読後感:
◇楽園
久しぶりに前畑滋子というフリーライターという主人公からの展開がなつかしい思いである。そしてライターという仕事のものの見方、仕事の進め方に興味を覚える。
随分前に読んだ衝撃の作品「模倣犯」に出てきた前畑滋子が再びライターの仕事に復帰することで話が進んでいくが、やはりもういちど「模倣犯」を読んでみたくもなる。
この作品にあるようなことも知りながら読み返せばまた違った印象を持つことになるかも。

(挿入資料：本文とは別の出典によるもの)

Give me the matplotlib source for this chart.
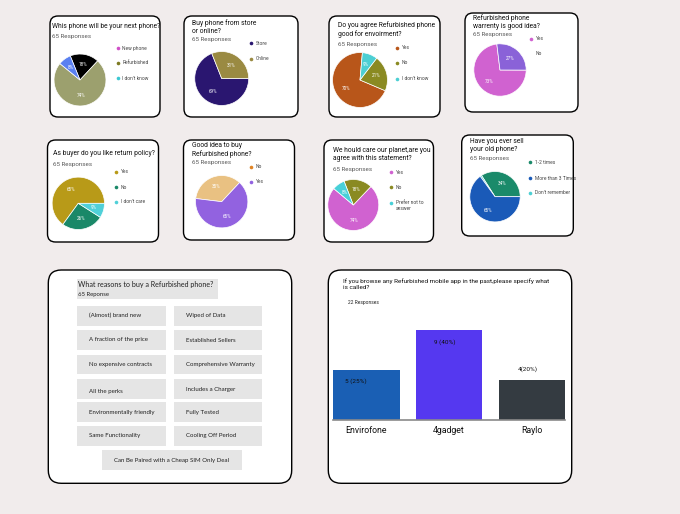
import matplotlib
matplotlib.use('Agg')
import matplotlib.pyplot as plt
from matplotlib.patches import FancyBboxPatch, Rectangle

# ---------------- data ----------------
q1_title = "Whis phone will be your next phone?"
q1_labels = ["New phone", "Refurbished", "I don't know"]
q1_values = [18, 74, 8]

q2_title = "Buy phone from store\nor online?"
q2_labels = ["Store", "Online"]
q2_values = [69, 31]

q3_title = "Do you agree Refurbished phone\ngood for envoirment?"
q3_labels = ["Yes", "No", "I don't know"]
q3_values = [70, 21, 9]

q4_title = "Refurbished phone\nwarrenty is good idea?"
q4_labels = ["Yes", "No"]
q4_values = [73, 27]

q5_title = "As buyer do you like return policy?"
q5_labels = ["Yes", "No", "I don't care"]
q5_values = [65, 26, 9]

q6_title = "Good idea to buy\nRefurbished phone?"
q6_labels = ["No", "Yes"]
q6_values = [35, 65]

q7_title = "We hould care our planet,are you\nagree with this statement?"
q7_labels = ["Yes", "No", "Prefer not to\nanswer"]
q7_values = [74, 18, 8]

q8_title = "Have you ever sell\nyour old phone?"
q8_labels = ["1-2 times", "More than 3 Times", "Don't remember"]
q8_values = [34, 65, 1]

responses_text = "65 Responses"

reasons_title = "What reasons to buy a Refurbished phone?"
reasons_sub = "65 Reponse"
reasons_left = ["(Almost) brand new", "A fraction of the price", "No expensive contracts",
                "All the perks", "Environmentally friendly", "Same Functionality"]
reasons_right = ["Wiped of Data", "Established Sellers", "Comprehensive Warranty",
                 "Includes a Charger", "Fully Tested", "Cooling Off Period"]
reasons_bottom = "Can Be Paired with a Cheap SIM Only Deal"

bar_title = "If you browse any Refurbished mobile app in the past,please specify what\nis called?"
bar_sub = "22 Responses"
bar_categories = ["Envirofone", "4gadget", "Raylo"]
bar_values = [5, 9, 4]
bar_value_labels = ["5 (25%)", "9 (40%)", "4(20%)"]

# ---------------- style / layout ----------------
W, H = 680, 514
BG = '#f1ecec'
TFONT = ['Roboto', 'DejaVu Sans']
RFONT = ['Lato', 'DejaVu Sans']

pies = [
    dict(title=q1_title, labels=q1_labels, values=q1_values,
         pc=['#000000', '#9ca06e', '#5a80f0'], lc=['#d050c8', '#7d7a22', '#3cc8d2'],
         start=112, ccw=False, order=[0, 1, 2],
         box=(50, 16, 160, 117), ty=26, tx=52.5, ry=36.5, c=(80, 80), r=26.5,
         lx=117.5, ly=[48.3, 62.7, 78.3]),
    dict(title=q2_title, labels=q2_labels, values=q2_values,
         pc=['#2a1670', '#9a8a42'], lc=['#2a1670', '#9a8a42'],
         start=0, ccw=False, order=[0, 1],
         box=(184, 16, 298, 117), ty=27, tx=192.5, ry=39.3, c=(221.7, 78.5), r=27.5,
         lx=250.7, ly=[43.3, 59]),
    dict(title=q3_title, labels=q3_labels, values=q3_values,
         pc=['#b8561a', '#8a8a22', '#4ccfd3'], lc=['#b8561a', '#8a8a22', '#4ccfd3'],
         start=85, ccw=True, order=[0, 1, 2],
         box=(329, 16, 440, 117), ty=29.5, tx=337.7, ry=44.3, c=(360, 80), r=28,
         lx=396.7, ly=[47.7, 62.7, 79]),
    dict(title=q4_title, labels=q4_labels, values=q4_values,
         pc=['#d062d0', '#8a62d8'], lc=['#d062d0', None],
         start=97, ccw=True, order=[0, 1],
         box=(465, 13, 578, 112), ty=22, tx=472.7, ry=34.3, c=(500, 70), r=26.7,
         lx=531, ly=[39, 53.3]),
    dict(title=q5_title, labels=q5_labels, values=q5_values,
         pc=['#b89a18', '#1a8868', '#50d0d8'], lc=['#b89a18', '#1a8868', '#50d0d8'],
         start=0, ccw=True, order=[0, 1, 2],
         box=(47.5, 140, 158.5, 242), ty=153.3, tx=52.7, ry=164.3, c=(78.3, 203.3), r=26.7,
         lx=116, ly=[171.7, 187.3, 201.7]),
    dict(title=q6_title, labels=q6_labels, values=q6_values,
         pc=['#e9c182', '#9262e0'], lc=['#e08424', '#9262e0'],
         start=173, ccw=False, order=[0, 1],
         box=(183.5, 140, 294.5, 240), ty=149.7, tx=191.7, ry=162.7, c=(221.7, 201.7), r=26.7,
         lx=251, ly=[166.7, 181.7]),
    dict(title=q7_title, labels=q7_labels, values=q7_values,
         pc=['#d062d0', '#8a8a22', '#48d0d8'], lc=['#d062d0', '#8a8a22', '#48d0d8'],
         start=140, ccw=True, order=[0, 1, 2],
         box=(324, 140, 433.5, 242), ty=154.2, tx=332.7, ry=169.3, c=(353.3, 205), r=26,
         lx=391, ly=[172.3, 187.3, 202.7]),
    dict(title=q8_title, labels=q8_labels, values=q8_values,
         pc=['#1a8a6a', '#1a5ab8', '#4ccfd3'], lc=['#1a8a6a', '#1a5ab8', '#4ccfd3'],
         start=0, ccw=True, order=[0, 2, 1],
         box=(461.7, 135, 573.3, 236), ty=145.5, tx=470, ry=158.3, c=(495, 196.7), r=25.7,
         lx=530, ly=[162.3, 178.3, 192.7]),
]

fig = plt.figure(figsize=(W / 100, H / 100), dpi=100)
fig.patch.set_facecolor(BG)
bg = fig.add_axes([0, 0, 1, 1])
bg.set_xlim(0, W)
bg.set_ylim(H, 0)
bg.axis('off')


def panel(x0, y0, x1, y1, rad):
    bg.add_patch(FancyBboxPatch((x0, y0), x1 - x0, y1 - y0,
                                boxstyle=f'round,pad=0,rounding_size={rad}',
                                fc='white', ec='black', lw=1.0))


for p in pies:
    x0, y0, x1, y1 = p['box']
    panel(x0, y0, x1, y1, 8)
    bg.text(p['tx'], p['ty'], p['title'], fontsize=4.85, family=TFONT, color='#111111',
            va='center', ha='left', linespacing=1.15)
    bg.text(p['tx'], p['ry'], responses_text, fontsize=4.5, family=TFONT, color='#5a5a5a',
            va='center', ha='left')
    for lab, col, yy in zip(p['labels'], p['lc'], p['ly']):
        if col is not None:
            bg.plot([p['lx']], [yy], 'o', ms=2.6, color=col, mec='none')
        lines = lab.split('\n')
        bg.text(p['lx'] + 5, yy, lines[0], fontsize=3.5, family=TFONT, color='#444444',
                va='center', ha='left')
        for k, extra in enumerate(lines[1:]):
            bg.text(p['lx'] + 5, yy + 5.5 * (k + 1), extra, fontsize=3.5, family=TFONT,
                    color='#444444', va='center', ha='left')
    cx, cy = p['c']
    r = p['r']
    ax = fig.add_axes([(cx - r) / W, 1 - (cy + r) / H, 2 * r / W, 2 * r / H])
    vals = [p['values'][i] for i in p['order']]
    cols = [p['pc'][i] for i in p['order']]
    ax.pie(vals, colors=cols, startangle=p['start'], counterclock=p['ccw'],
           autopct=lambda v: f'{v:.0f}%' if v >= 3 else '', pctdistance=0.6,
           textprops=dict(color='white', fontsize=3.3, family=TFONT),
           wedgeprops=dict(edgecolor='white', linewidth=0.5))
    ax.set_xlim(-1.02, 1.02)
    ax.set_ylim(-1.02, 1.02)
    ax.axis('off')

# ---------- reasons panel ----------
panel(48.3, 270, 291.7, 483.3, 13)
GRAY = '#e5e5e5'
bg.add_patch(Rectangle((76.7, 279), 141.6, 20.3, fc=GRAY, ec='none'))
bg.text(77.7, 284.3, reasons_title, fontsize=5.1, family=RFONT, color='#222222', va='center')
bg.text(78.3, 294.8, reasons_sub, fontsize=4.3, family=RFONT, color='#222222', va='center')
rows = [(305.7, 325.7), (330, 350), (355, 374.3), (379, 399), (402.3, 422.3), (426, 446)]
left_ty = [315.7, 340, 364.3, 391, 412.3, 436]
right_ty = [315.7, 340, 364.3, 389, 412.3, 436]
for (ya, yb), tl, tr, a, b in zip(rows, left_ty, right_ty, reasons_left, reasons_right):
    bg.add_patch(Rectangle((77.3, ya), 88.4, yb - ya, fc=GRAY, ec='none'))
    bg.add_patch(Rectangle((174, ya), 88.3, yb - ya, fc=GRAY, ec='none'))
    bg.text(89.3, tl, a, fontsize=4.45, family=RFONT, color='#222222', va='center')
    bg.text(185.7, tr, b, fontsize=4.45, family=RFONT, color='#222222', va='center')
bg.add_patch(Rectangle((102.3, 450), 139.4, 20, fc=GRAY, ec='none'))
bg.text(172, 460.7, reasons_bottom, fontsize=4.45, family=RFONT, color='#222222',
        va='center', ha='center')

# ---------- bar panel ----------
panel(328.3, 270, 571.7, 483.3, 13)
bg.text(343.3, 283.8, bar_title, fontsize=4.55, family=TFONT, color='#111111',
        va='center', linespacing=1.2)
bg.text(347.7, 302.3, bar_sub, fontsize=3.5, family=TFONT, color='#222222', va='center')

bx0, bx1, by0, by1 = 333.3, 565, 320, 420
bax = fig.add_axes([bx0 / W, 1 - by1 / H, (bx1 - bx0) / W, (by1 - by0) / H])
bar_colors = ['#1a5fb4', '#5538f0', '#343b41']
xs = list(range(len(bar_categories)))
bax.bar(xs, bar_values, width=0.8, color=bar_colors, edgecolor='none')
bax.set_xlim(-0.4, 2.4)
bax.set_ylim(0, 10)
bax.set_facecolor('none')
for s in ['top', 'right', 'left']:
    bax.spines[s].set_visible(False)
bax.spines['bottom'].set_color('#8a8a8a')
bax.spines['bottom'].set_linewidth(1.2)
bax.set_yticks([])
bax.set_xticks(xs)
bax.set_xticklabels(bar_categories, fontsize=6.3, family=TFONT, color='#111111')
bax.tick_params(axis='x', length=0, pad=4)
label_off = [(-0.26, -1.1), (-0.18, -1.23), (-0.17, 1.1)]
for i, (v, lab) in enumerate(zip(bar_values, bar_value_labels)):
    dx, dy = label_off[i]
    bax.text(i + dx, v + dy, lab, fontsize=4.6, family=TFONT, color='#111111',
             va='center', ha='left')

fig.savefig('out.png', dpi=100, facecolor=BG)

とはいえ、等という既に12歳でなくなってしまって問いただすことも出来ない少年が超能力者であったのかどうか、それを証明することの難しさ、調べる過程で次々に明かされていく赤裸々で情けなくなるような事柄、真実を知りたいという殺された茜の妹萩谷誠子の好ましい人物像。宮部みゆきという作家のすごさが乗り移ったようなものがこの作品でも伝わってくる。

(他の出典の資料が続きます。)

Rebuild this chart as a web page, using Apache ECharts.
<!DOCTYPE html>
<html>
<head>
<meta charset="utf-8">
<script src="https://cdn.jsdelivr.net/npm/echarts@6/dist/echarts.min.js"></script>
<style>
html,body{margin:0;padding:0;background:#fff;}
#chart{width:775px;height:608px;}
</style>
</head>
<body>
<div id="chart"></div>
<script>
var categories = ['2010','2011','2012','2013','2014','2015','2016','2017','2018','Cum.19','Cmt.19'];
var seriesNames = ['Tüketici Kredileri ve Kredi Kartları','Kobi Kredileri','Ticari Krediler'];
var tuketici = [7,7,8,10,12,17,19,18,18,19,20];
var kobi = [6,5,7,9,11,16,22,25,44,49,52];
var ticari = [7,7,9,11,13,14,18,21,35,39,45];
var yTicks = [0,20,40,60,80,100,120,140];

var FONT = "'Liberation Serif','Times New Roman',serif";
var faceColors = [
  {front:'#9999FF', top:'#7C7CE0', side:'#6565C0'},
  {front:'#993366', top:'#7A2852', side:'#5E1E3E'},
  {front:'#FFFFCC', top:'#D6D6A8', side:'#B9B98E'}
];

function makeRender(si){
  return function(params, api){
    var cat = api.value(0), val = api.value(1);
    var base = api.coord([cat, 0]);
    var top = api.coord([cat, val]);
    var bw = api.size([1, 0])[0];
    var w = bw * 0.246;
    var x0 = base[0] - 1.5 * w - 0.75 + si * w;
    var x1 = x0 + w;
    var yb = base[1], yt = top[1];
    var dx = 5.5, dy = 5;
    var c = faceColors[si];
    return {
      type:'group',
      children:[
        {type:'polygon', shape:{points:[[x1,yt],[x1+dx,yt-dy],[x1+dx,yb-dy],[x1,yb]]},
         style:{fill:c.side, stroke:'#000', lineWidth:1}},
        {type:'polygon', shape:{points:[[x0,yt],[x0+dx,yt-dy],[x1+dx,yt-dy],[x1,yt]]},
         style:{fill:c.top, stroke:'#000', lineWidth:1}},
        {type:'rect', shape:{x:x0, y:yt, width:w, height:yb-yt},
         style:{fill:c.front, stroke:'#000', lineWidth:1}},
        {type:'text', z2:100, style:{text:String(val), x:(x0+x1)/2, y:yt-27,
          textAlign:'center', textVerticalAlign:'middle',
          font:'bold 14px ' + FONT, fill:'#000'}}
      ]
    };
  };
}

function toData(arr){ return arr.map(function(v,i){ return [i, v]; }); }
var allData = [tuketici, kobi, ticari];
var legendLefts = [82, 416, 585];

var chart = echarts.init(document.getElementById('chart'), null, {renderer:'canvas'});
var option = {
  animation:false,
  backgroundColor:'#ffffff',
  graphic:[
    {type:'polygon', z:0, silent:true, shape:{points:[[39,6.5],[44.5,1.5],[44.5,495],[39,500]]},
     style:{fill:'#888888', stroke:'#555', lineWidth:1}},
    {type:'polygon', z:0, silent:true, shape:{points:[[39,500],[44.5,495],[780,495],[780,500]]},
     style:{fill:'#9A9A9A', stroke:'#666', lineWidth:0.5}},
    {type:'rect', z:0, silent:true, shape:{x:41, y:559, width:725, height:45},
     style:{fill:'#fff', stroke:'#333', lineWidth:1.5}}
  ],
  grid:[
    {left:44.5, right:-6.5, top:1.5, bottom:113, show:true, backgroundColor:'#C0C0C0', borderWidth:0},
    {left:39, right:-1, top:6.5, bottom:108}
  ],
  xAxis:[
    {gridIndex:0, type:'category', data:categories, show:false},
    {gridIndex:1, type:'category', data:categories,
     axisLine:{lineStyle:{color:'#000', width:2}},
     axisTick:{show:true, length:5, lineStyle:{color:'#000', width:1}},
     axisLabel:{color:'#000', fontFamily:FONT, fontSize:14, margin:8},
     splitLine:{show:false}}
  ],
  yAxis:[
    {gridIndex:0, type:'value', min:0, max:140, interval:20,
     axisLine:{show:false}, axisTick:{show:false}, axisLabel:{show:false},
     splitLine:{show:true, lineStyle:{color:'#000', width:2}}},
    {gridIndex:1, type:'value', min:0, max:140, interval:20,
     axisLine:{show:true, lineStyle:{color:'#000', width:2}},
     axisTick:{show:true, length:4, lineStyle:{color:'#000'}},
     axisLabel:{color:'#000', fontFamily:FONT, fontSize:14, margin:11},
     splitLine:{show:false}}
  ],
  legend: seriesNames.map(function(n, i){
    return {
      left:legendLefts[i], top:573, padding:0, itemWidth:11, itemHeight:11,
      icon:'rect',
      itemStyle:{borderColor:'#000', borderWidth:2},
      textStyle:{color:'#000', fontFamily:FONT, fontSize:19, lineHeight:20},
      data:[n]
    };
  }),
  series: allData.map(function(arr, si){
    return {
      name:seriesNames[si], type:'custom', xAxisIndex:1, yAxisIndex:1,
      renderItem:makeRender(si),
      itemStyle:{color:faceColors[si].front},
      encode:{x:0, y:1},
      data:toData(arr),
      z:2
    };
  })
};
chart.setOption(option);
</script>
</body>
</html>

時に全く関係の内容で、そんなことのあるはずのない“断章”がときどき章の合間に出てくるが、小4のマコちゃんと、近づいてはいけないという噂のある真四角の2階建ての木造の家の住人のことがどんな風につながってくるのか興味を引きつける作り方も憎らしい。

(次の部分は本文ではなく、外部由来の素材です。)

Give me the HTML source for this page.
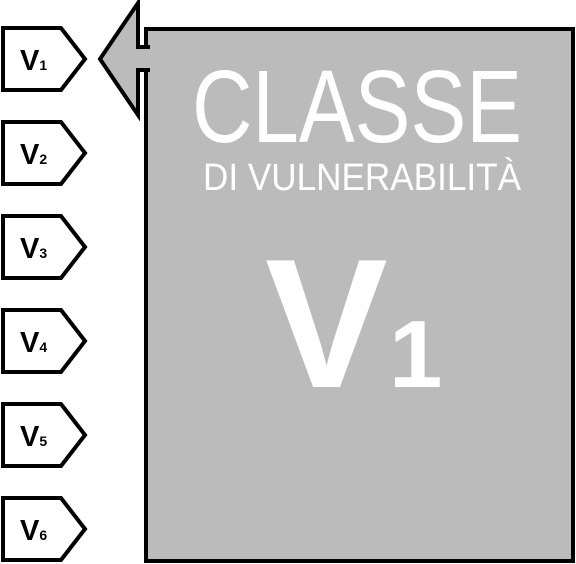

この少女の関係する誘拐事件が後半の終盤であわられてきて、茜がどっぷりといいなりになっていた相手シゲの現在の存在ある姿を見せる。
それにしても萩谷敏子と12歳で交通事故でなくなった(それも二つの世界で苦しく生きていた息子)等の親子、姉妹で自分は可愛がられていないと感じ不良少女の道を歩んで親に殺されたとされる茜とその妹誠子、そして両親の生き様がようやく明らかにされ、その結果によってふたたび残された者の生き方が問われる。
家族のなかでもうどうしようもなく悪い人間が出てきてしまった時、どうすればよい?の問いは果たして自分たちに降りかかってこないことを願うばかり。
本の表題「楽園」の意味が改めて理解できた。
◇魔術はささやく
これまで宮部みゆきの作品を読んでやはり初期の作品も読んでみたいと思い本作品を読んでみた。第2回日本推理サスペンス大賞受賞となっている。さて内容はいまではなじみの催眠による暗示や映像へのサブリミナル作用を応用した自殺騒ぎが物語の中心にあり、当時は目新しかったかもしれないが、ちょっと新鮮さを感じなかった。
また三人の女性の自殺を誘導させる殺人の動機ももう一つしっくりとこないのも読んでいて入り込めないところの一因でもあった。
まあ普通レベルのおもしろさというところか。例えば初期の作品の粗いところがあるけれど、そんな中にきらりと光るところがあるといったものを期待しただけにちょっぴり残念であった。